The Online Harms Bill sets out the strict new guidelines on the removal of illegal content such as hate speech, terrorist material and child sexual abuse,  which sites must obey or face being blocked in the UK.

Ofcom is also confirmed as the regulator of the bill, with the power to levy unprecedented fines of up to £18m or 10 per cent of global turnover.

“Today Britain is setting the global standard for safety online with the most comprehensive approach yet to online regulation,” said Digital Secretary Oliver Dowden ahead of his statement to the House of Commons on Tuesday.

In July, Mr Dowden told the JC that Twitter’s failure to deal with a series of antisemitic posts by rapper Wiley lasting 48 hours was “yet more evidence that self-regulation isn’t working” — and has confirmed the “the government must and will step in.”

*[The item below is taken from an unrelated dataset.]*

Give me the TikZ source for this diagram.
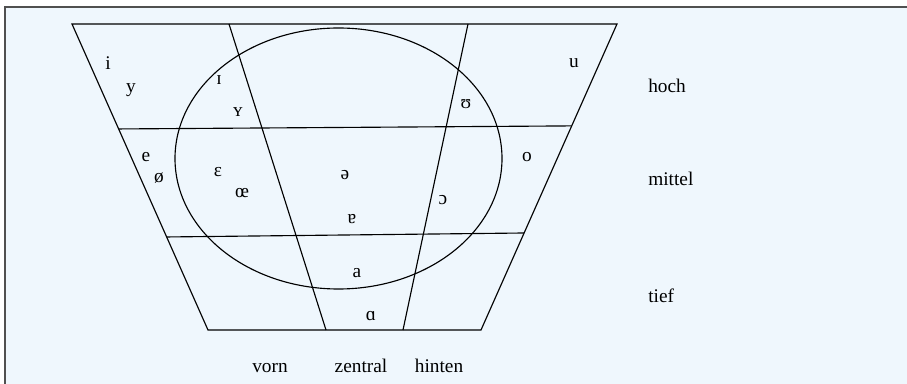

He pledged that the Online Harms Bill, which was first proposed by Theresa May's government in April 2019,  would “impose tough penalties on the well-resourced social media giants”.

Outlining the proposals Mr Dowden told the House of Commons on Tuesday the government were taking measures “to guard against things like antisemitic abuse.”

But he added that legislation would seek to avoid allowing the government or social media companies the chance to put their “world view onto their output.”

Mr Dowden said there “must be reasonable grounds” for removing hateful matrial from the web.

One senior communal leader said they were “cautiously optimistic” ahead of the proposals announced on Tuesday.

They said they hoped there would be further clarity on what constituted legal but harmful online activity.

But they pointed out that the government had backed down on one suggestion – which appeared in the initial consultation - to bring criminal sanctions against individual executives at the social media giants.

The legislation includes provisions for such penalties, but that power will need to be separately introduced by Parliament via secondary legislation.

The government says it plans to introduce that legislation only if companies fail to take the new rules seriously.

The communal source told the JC they were also pleased that freedom of expression also appeared to have been taken into consideration.

Ofcom will be given ultimate say over where to draw the line and what offences warrant its toughest sanctions.

Based on current earnings, it could fine Instagram's parent company Facebook $7.1bn and YouTube's owner Google $16.1bn for any failure to remove and limit harmful content.

Bigger companies would have added responsibilities, including having to publish regular transparency reports about steps taken to tackle online harms, and being required to clearly define what types of "legal but harmful" content they deem permissible.